The features are now available for English language users in the US. Google said it hopes to launch the capability in other languages and countries “as soon as a sufficient number of publishers have implemented speakable.”
Schema.org published the following technical and content guidelines this week:
Don’t add speakable structured data to content that may sound confusing in voice-only and voice-forward situations, like datelines (location where the story was reported), photo captions, or source attributions.
Rather than highlighting an entire article with speakable structured data, focus on key points. This allows listeners to get an idea of the story and not have the TTS readout cut off important details.
Content indicated by speakable structured data should have concise headlines and/or summaries that provide users with comprehensible and useful information.
If you include the top of the story in speakable structured data, we suggest that you rewrite the top of the story to break up information into individual sentences so that it reads more clearly for TTS.
For optimal audio user experiences, we recommend around 20-30 seconds of content per section of speakable structured data, or roughly two to three sentences.

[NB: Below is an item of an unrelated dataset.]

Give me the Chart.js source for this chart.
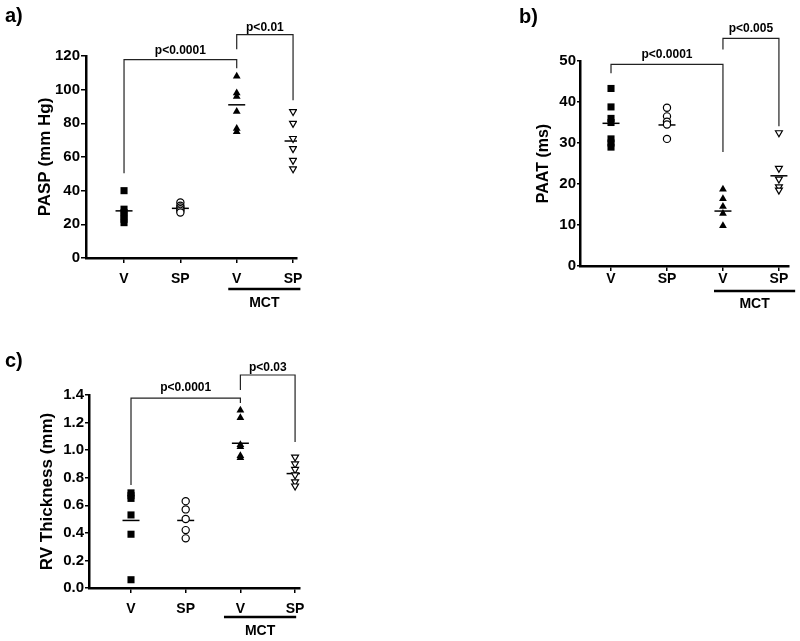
<!DOCTYPE html>
<html>
<head>
<meta charset="utf-8">
<script src="https://cdn.jsdelivr.net/npm/chart.js@4"></script>
<style>
  html, body { margin: 0; padding: 0; background: #fff; }
  #wrap { position: relative; width: 800px; height: 641px; overflow: hidden; }
  canvas { position: absolute; }
</style>
</head>
<body>
<div id="wrap">
  <canvas id="chartA" width="330" height="320" style="left:0;top:0"></canvas>
  <canvas id="chartB" width="320" height="320" style="left:480px;top:0"></canvas>
  <canvas id="chartC" width="330" height="311" style="left:0;top:330px"></canvas>
</div>
<script>
// group labels under the x axis
var groups = ['V', 'SP', 'V', 'SP'];

// a) PASP (mm Hg)
var paspV     = [40, 29, 27, 25, 23, 21];
var paspSP    = [33, 31, 30, 29, 28, 27];
var paspMctV  = [108, 98, 96, 87, 77, 75];
var paspMctSP = [87, 80, 71, 65, 58, 53];
var paspMeans = [28, 29.5, 91, 69.5];
var paspTicks = [0, 20, 40, 60, 80, 100, 120];

// b) PAAT (ms)
var paatV     = [43.3, 38.8, 36, 35, 31, 30, 29];
var paatSP    = [38.6, 36.5, 35.2, 34.5, 31];
var paatMctV  = [18.7, 16.4, 14.5, 12.8, 9.8];
var paatMctSP = [32.5, 23.8, 21.2, 19.3, 18.5];
var paatMeans = [34.8, 34.4, 13.4, 22];
var paatTicks = [0, 10, 20, 30, 40, 50];

// c) RV Thickness (mm)
var rvV     = [0.69, 0.67, 0.65, 0.53, 0.39, 0.06];
var rvSP    = [0.63, 0.57, 0.50, 0.42, 0.36];
var rvMctV  = [1.29, 1.235, 1.04, 1.025, 0.96, 0.945];
var rvMctSP = [0.95, 0.90, 0.86, 0.82, 0.77, 0.74];
var rvMeans = [0.49, 0.49, 1.05, 0.83];
var rvTicks = [0, 0.2, 0.4, 0.6, 0.8, 1.0, 1.2, 1.4];

// significance brackets: group indices, y ends and top, label
var paspBrackets = [
  { x1: 0, x2: 2, left: 50.4, top: 117.9, right: 112.7, label: 'p<0.0001', gap: 6 },
  { x1: 2, x2: 3, left: 124, top: 132.7, right: 93.7, label: 'p<0.01', gap: 4 }
];
var paatBrackets = [
  { x1: 0, x2: 2, left: 47, top: 49.2, right: 27.8, label: 'p<0.0001', gap: 6.5 },
  { x1: 2, x2: 3, left: 52.8, top: 55.5, right: 34.1, label: 'p<0.005', gap: 6 }
];
var rvBrackets = [
  { x1: 0, x2: 2, left: 0.747, top: 1.378, right: 1.342, label: 'p<0.0001', gap: 7.5 },
  { x1: 2, x2: 3, left: 1.436, top: 1.545, right: 1.059, label: 'p<0.03', gap: 4.5 }
];

var FONT = '"Liberation Sans", Arial, Helvetica, sans-serif';

function pts(xi, vals) {
  return vals.map(function (v) { return { x: xi, y: v }; });
}

// brackets, panel letter and the MCT underline
var annot = {
  id: 'annot',
  afterDraw: function (chart, args, o) {
    var ctx = chart.ctx, xs = chart.scales.x, ys = chart.scales.y, ca = chart.chartArea;
    ctx.save();
    ctx.fillStyle = '#000';
    ctx.font = 'bold 20px ' + FONT;
    ctx.textAlign = 'left';
    ctx.textBaseline = 'middle';
    ctx.fillText(o.letter, o.letterX, o.letterY);

    o.brackets.forEach(function (b) {
      var x1 = xs.getPixelForValue(b.x1), x2 = xs.getPixelForValue(b.x2);
      var yt = ys.getPixelForValue(b.top);
      ctx.strokeStyle = '#222';
      ctx.lineWidth = 1.2;
      ctx.beginPath();
      ctx.moveTo(x1, ys.getPixelForValue(b.left));
      ctx.lineTo(x1, yt);
      ctx.lineTo(x2, yt);
      ctx.lineTo(x2, ys.getPixelForValue(b.right));
      ctx.stroke();
      ctx.font = 'bold 12px ' + FONT;
      ctx.textAlign = 'center';
      ctx.textBaseline = 'alphabetic';
      ctx.fillText(b.label, (x1 + x2) / 2, yt - b.gap);
    });

    var m = o.mct;
    var mx1 = xs.getPixelForValue(m.from), mx2 = xs.getPixelForValue(m.to);
    ctx.strokeStyle = '#000';
    ctx.lineWidth = 2.5;
    ctx.beginPath();
    ctx.moveTo(mx1, ca.bottom + m.lineDy);
    ctx.lineTo(mx2, ca.bottom + m.lineDy);
    ctx.stroke();
    ctx.font = 'bold 14px ' + FONT;
    ctx.textAlign = 'center';
    ctx.textBaseline = 'middle';
    ctx.fillText('MCT', (mx1 + mx2) / 2, ca.bottom + m.textDy);
    ctx.restore();
  }
};

function makePanel(id, p) {
  var datasets = [
    { data: pts(0, p.v), pointStyle: 'rect', pointRadius: 5, backgroundColor: '#000', borderColor: '#000', borderWidth: 0 },
    { data: pts(1, p.sp), pointStyle: 'circle', pointRadius: 3.6, backgroundColor: '#fff', borderColor: '#000', borderWidth: 1.2 },
    { data: pts(2, p.mctV), pointStyle: 'triangle', pointRadius: 4.5, backgroundColor: '#000', borderColor: '#000', borderWidth: 0 },
    { data: pts(3, p.mctSP), pointStyle: 'triangle', pointRotation: 180, pointRadius: 4, backgroundColor: '#fff', borderColor: '#000', borderWidth: 1.2 },
    { data: p.means.map(function (v, i) { return { x: i, y: v }; }), pointStyle: 'line', pointRadius: 8.5, borderColor: '#000', borderWidth: 1.5 }
  ];

  return new Chart(document.getElementById(id), {
    type: 'scatter',
    data: { datasets: datasets },
    plugins: [annot],
    options: {
      responsive: false,
      animation: false,
      events: [],
      layout: { padding: { top: p.top, right: p.right, left: 0, bottom: 0 } },
      plugins: {
        legend: { display: false },
        tooltip: { enabled: false },
        annot: { letter: p.letter, letterX: p.letterX, letterY: p.letterY, brackets: p.brackets, mct: p.mct }
      },
      scales: {
        x: {
          type: 'linear',
          min: p.xMin,
          max: p.xMax,
          afterBuildTicks: function (s) { s.ticks = [0, 1, 2, 3].map(function (v) { return { value: v }; }); },
          afterFit: function (s) { s.height = p.xHeight; },
          ticks: {
            callback: function (v) { return groups[v]; },
            font: { family: FONT, size: 14, weight: 'bold' },
            color: '#000',
            padding: p.xPad,
            maxRotation: 0,
            autoSkip: false
          },
          grid: { display: true, drawOnChartArea: false, drawTicks: true, tickLength: 5, color: '#000', lineWidth: 1.5 },
          border: { display: true, color: '#000', width: 2.5 }
        },
        y: {
          min: p.yTicks[0],
          max: p.yTicks[p.yTicks.length - 1],
          afterBuildTicks: function (s) { s.ticks = p.yTicks.map(function (v) { return { value: v }; }); },
          afterFit: function (s) { s.width = p.yWidth; },
          ticks: {
            callback: p.fmt,
            font: { family: FONT, size: 15, weight: 'bold' },
            color: '#000',
            padding: 1
          },
          grid: { display: true, drawOnChartArea: false, drawTicks: true, tickLength: p.tickLen, color: '#000', lineWidth: 1.5 },
          border: { display: true, color: '#000', width: 2.5 },
          title: {
            display: true,
            text: p.title,
            color: '#000',
            font: { family: FONT, size: p.titleSize, weight: 'bold' },
            padding: { top: p.titlePad, bottom: 0 }
          }
        }
      }
    }
  });
}

makePanel('chartA', {
  v: paspV, sp: paspSP, mctV: paspMctV, mctSP: paspMctSP, means: paspMeans,
  yTicks: paspTicks, fmt: function (v) { return v; },
  title: 'PASP (mm Hg)', titleSize: 17, titlePad: 35,
  top: 56, right: 33, yWidth: 86, xHeight: 62, tickLen: 5, xPad: 8,
  xMin: -0.675, xMax: 3.07,
  letter: 'a)', letterX: 5, letterY: 16,
  brackets: paspBrackets,
  mct: { from: 1.85, to: 3.13, lineDy: 31, textDy: 45 }
});

makePanel('chartB', {
  v: paatV, sp: paatSP, mctV: paatMctV, mctSP: paatMctSP, means: paatMeans,
  yTicks: paatTicks, fmt: function (v) { return v; },
  title: 'PAAT (ms)', titleSize: 16, titlePad: 54,
  top: 61, right: 11, yWidth: 100, xHeight: 54, tickLen: 3, xPad: 0,
  xMin: -0.554, xMax: 3.18,
  letter: 'b)', letterX: 39, letterY: 17,
  brackets: paatBrackets,
  mct: { from: 1.84, to: 3.29, lineDy: 25, textDy: 38 }
});

makePanel('chartC', {
  v: rvV, sp: rvSP, mctV: rvMctV, mctSP: rvMctSP, means: rvMeans,
  yTicks: rvTicks, fmt: function (v) { return v.toFixed(1); },
  title: 'RV Thickness (mm)', titleSize: 17, titlePad: 37,
  top: 65, right: 30, yWidth: 89, xHeight: 53, tickLen: 4, xPad: 8,
  xMin: -0.768, xMax: 3.09,
  letter: 'c)', letterX: 5, letterY: 31,
  brackets: rvBrackets,
  mct: { from: 1.70, to: 3.02, lineDy: 29, textDy: 43 }
});
</script>
</body>
</html>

Chrome starts telling users HTTP sites are not secure
Google is releasing Chrome 68 that will begin marking pages not using HTTPS URLs as not secure.
Instead of the small “i” icon for HTTP URLs, Chrome will add a “Not secure” label of text to that. Here is what it looks like today before users upgrade to Chrome 68. Note, most of those who download Chrome are set for automatic browser updates and thus will be upgraded to Chrome 68 automatically in the future.
According to Barry Schwartz it is strongly recommended to upgrade your website to HTTPS URLs and be secure, even if your site does not ask for payment information, logins or other private information.
Facebook results expected to show faith in the brand
When Facebook reports earnings after the closing bell on Wednesday, investors will be taking a closer look at monthly and daily active user numbers to see if the Cambridge Analytica data scandal and other negative stories have driven users and advertisers away from the platform, or have had little effect.
Here’s what Wall Street is expecting:
- Estimated earnings per share: $1.72
- Estimated Revenue: $13.36 billion
- Estimated global monthly active users (MAUs): 2.25 billion
- Estimated global daily active users (DAUs): 1.49 billion
According to CNBC: “The first quarter, which included the first two weeks of the Cambridge Analytica scandal, saw usage levels increase to 185 million DAUs.”
“The latest quarter will include the rest of the time since it was revealed the data analytics firm, among other companies, improperly used information from Facebook users and their friends to target political marketing.
“This quarter is also when Facebook saw significant political fallout from the scandal, which required CEO Mark Zuckerberg to testify in front of the US Congress and in before the EU about Facebook’s ability to protect user data.
“Other noteworthy events, including the enactment of General Data Protection Regulation (GDPR) in the European Union — a set of rules that give users more control over their online data — also will be reflected in this period.”
We’ll keep our eye on this as it will be interesting to see if faith in the social media platform remains.